A constitutional convention may be the answer. This is the idea being put forward by Miliband to kick reform into the long grass. It is also backed by the Liberal Democrats, Ukip and the Green party. Academia seems to have been persuaded this is the way to go, too: yesterday 28 'democracy experts, membership organisations and academics" wrote to Hague voicing their support for a convention.
Now democracy campaigners like those at the Electoral Reform Society are trying to put some flesh on the bones of what this might mean, and how it might operate. A directly elected assembly, a convention consisting exclusively of civil society representatives and a citizens-only selection process are all options, but the most attractive model might be that used by the Irish in the last two years. Its constitutional convention, which began work in 2012 and only wrapped up earlier this year, was a mix-up of ordinary people and politicians. Critically, the professional politicians were outnumbered; they only made up one-third of the total. In Ireland they didn't dominate proceedings, as some had feared, but they did act as ambassadors for the process within their parties.

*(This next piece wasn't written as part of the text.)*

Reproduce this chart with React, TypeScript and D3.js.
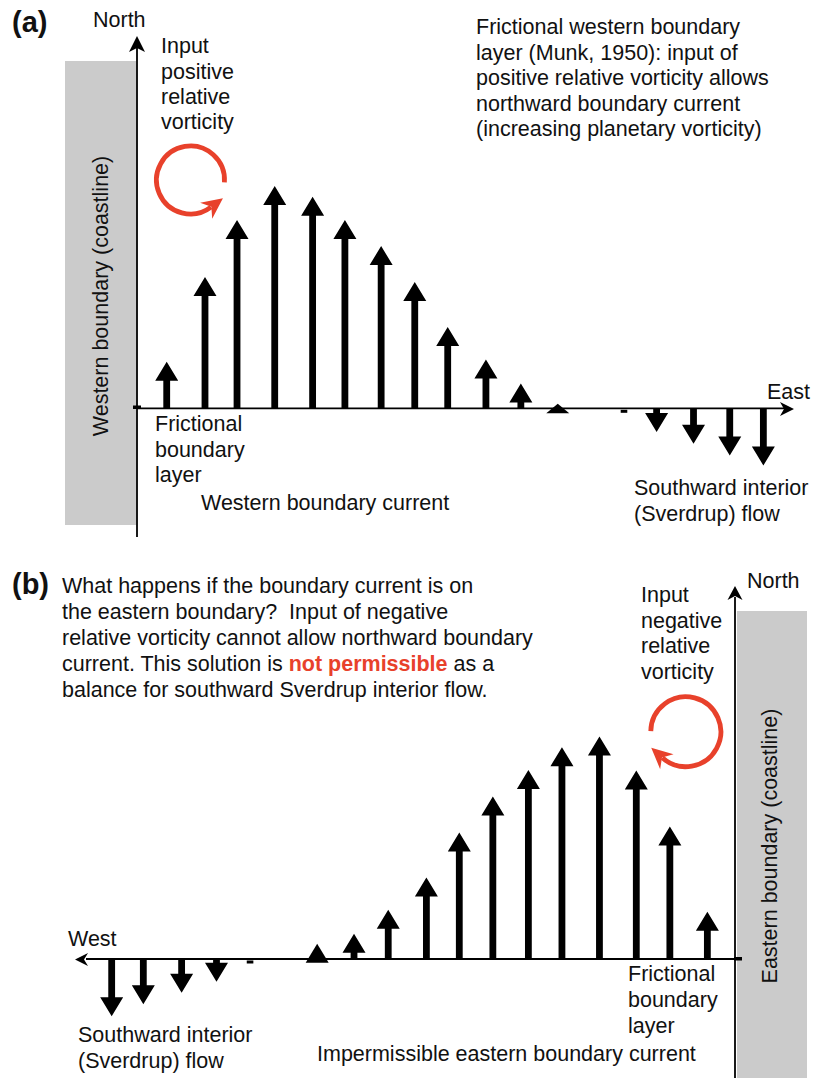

If there is going to be disagreement in England over the terms of the constitution, it will be over what is to be discussed. Defining the scope is likely to lead to serious disagreement. In Ireland this was quite broad, probably more so than would be generally acceptable in England. Disagreement over this seems likely, all of which risks undermining the process.
And that risk, above all, is what puts Salmond and Sturgeon in such a strong position. They have always known that independence is a long game – any kind of constitutional change is, as the Lords reform battle shows. What their referendum has started is a slow-burning revolution, a chain of events which started on September 18th and ultimately makes Scottish independence much more likely.